Should the Mets Trade a Young Pitcher?

The Mets are looking for a bat to improve their struggling offense. They have a wealth of talented young pitchers to offer in a trade. Should they make a deal? Tomorrow night’s game is a reminder of why they might be wary.

The Mets start a four-game series with the Blue Jays, with Noah Syndergaard taking the mound for New York in Monday’s opener. After the 2012 season, the Jays traded then-20-year-old Syndergaard and catching prospect Travis d’Arnaud to the Mets for reigning Cy Young winner R.A. Dickey. Dickey, now 40, has not had nearly the same success in his three seasons in Toronto as he did in his three years in New York. Syndergaard was ranked as the third-best pitching prospect in baseball entering this season and has shown flashes of brilliance in his six major league starts since getting called up in May. d’Arnaud, 26, has dealt with some injuries but looks like he could be the Mets’ catcher for a long time.

As difficult as it was to trade Dickey after his incredible season — especially since the Mets had let another fan favorite, Jose Reyes, leave the previous year after he’d won a batting title — it has proved to be a great move for the Mets. It’s easy to see why GM Sandy Alderson, who pulled off that trade, would be hesitant to be on the wrong side of a similar deal this season.

But that’s not how Alderson, or any GM, should evaluate trade options. The Blue Jays probably don’t care that Syndergaard and d’Arnaud are rising stars; after all, they got a Cy Young winner in return. The reason the trade hasn’t been great for them is because of Dickey’s struggles. Teams can’t be expected to give up quality players for peanuts, so if the Mets want to improve their offense (which is 25th in runs scored) they just might have to part with Syndergaard, Steven Matz (a 24-year-old lefty tearing up AAA), Zack Wheeler (out for the season as he recovers from Tommy John surgery), or another of their young pitchers.

It’s not always easy to give up promising young players for proven, but older, talent. When Syndergaard pitches to d’Arnaud tomorrow, the Blue Jays will be reminded of that. But the Mets and other teams with needs can’t dwell on those deals if they are serious about contending now.

2 thoughts on “Should the Mets Trade a Young Pitcher?”

  1. When the Mets eventually make the postseason they will need Matt Harvey. My guess is he will be shut down this August? Having that shut down pitcher is huge in October. (See Bumgarner & Wainwright). But you still need clutch hitting. The Nationals couldn’t hit vs SF in the NLDS (batted .164) which is why they were one and done in 2014. The Mets should trade one of those pitchers for a proven hitter- knowing they have a Mega-Ace in Matt Harvey for next year’s post season run.

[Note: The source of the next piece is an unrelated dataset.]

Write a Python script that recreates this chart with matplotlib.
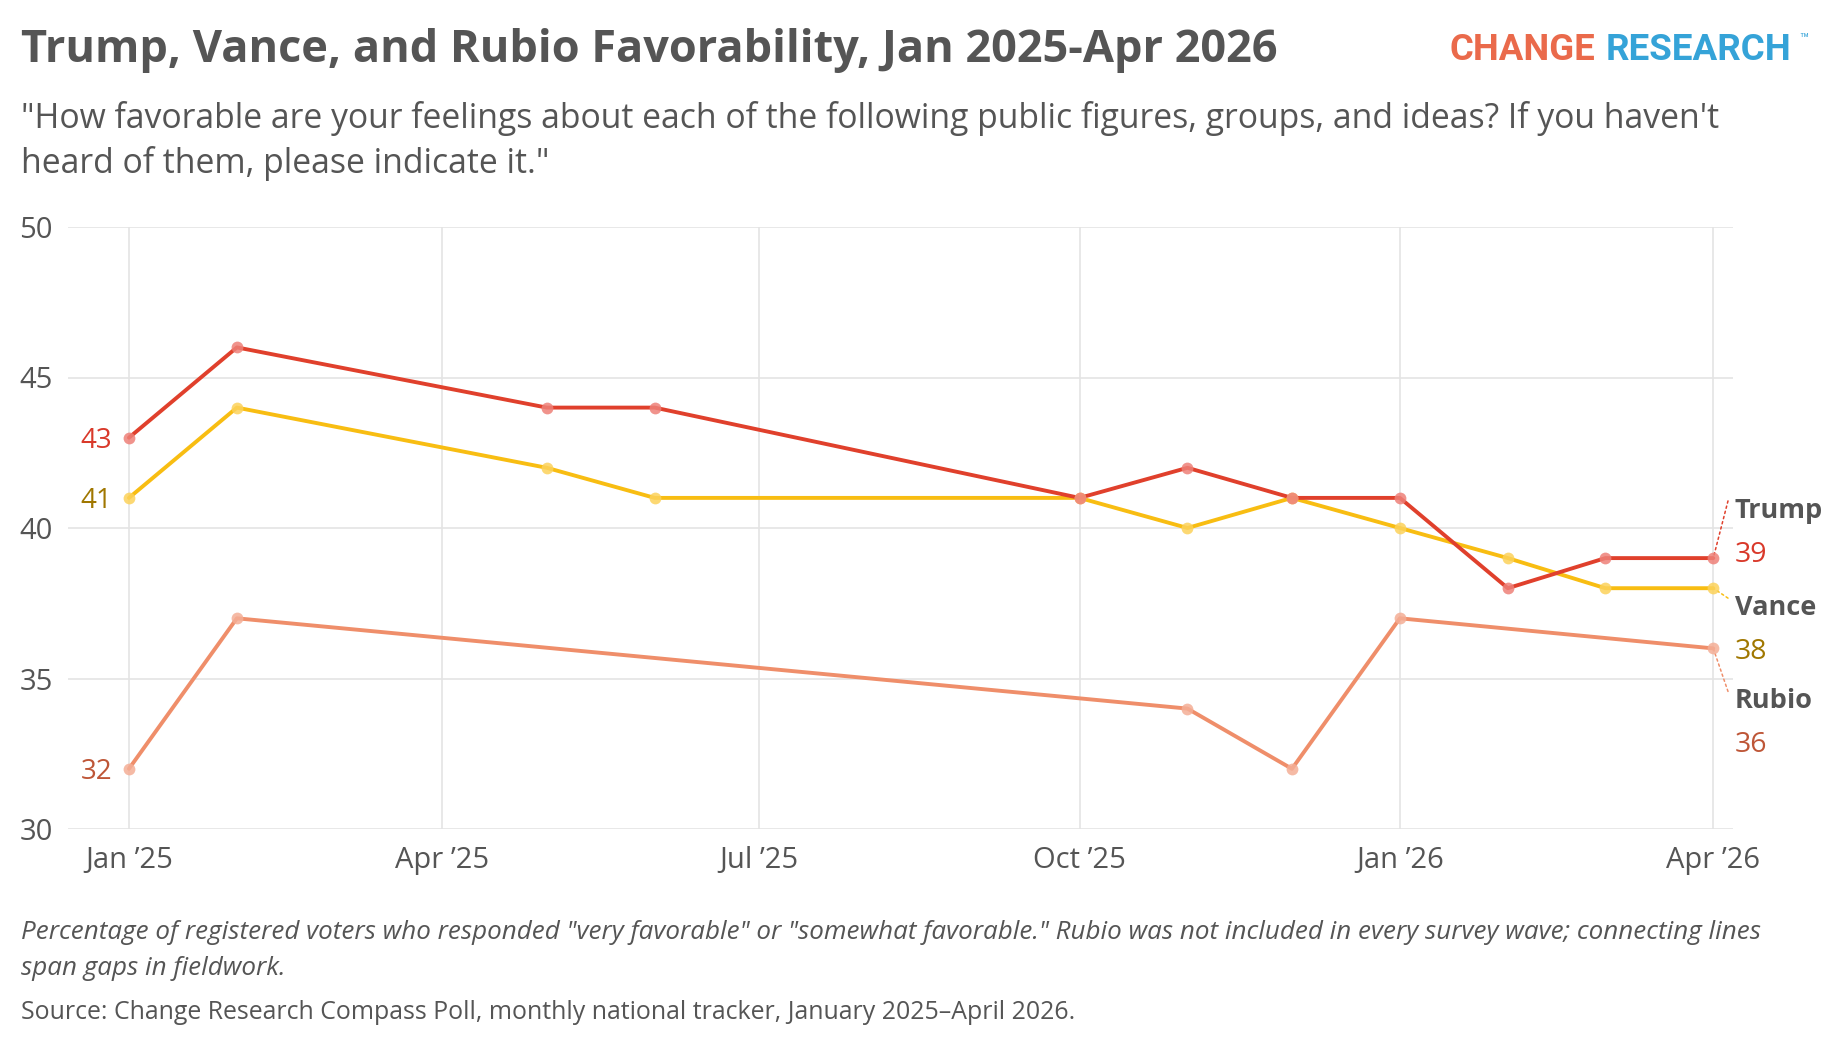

  2. The Mets have been using a six-man rotation at times in order to limit Harvey’s (and their other young pitchers’) starts so that they can make it through the season and, if necessary, the postseason. No way to know for sure right now how it will all play out, but the hope is they won’t have to shut anyone down like the Nats did with Strasburg in 2012. That being said, the team still needs more hitting. They could get that jolt without a trade if David Wright were to return.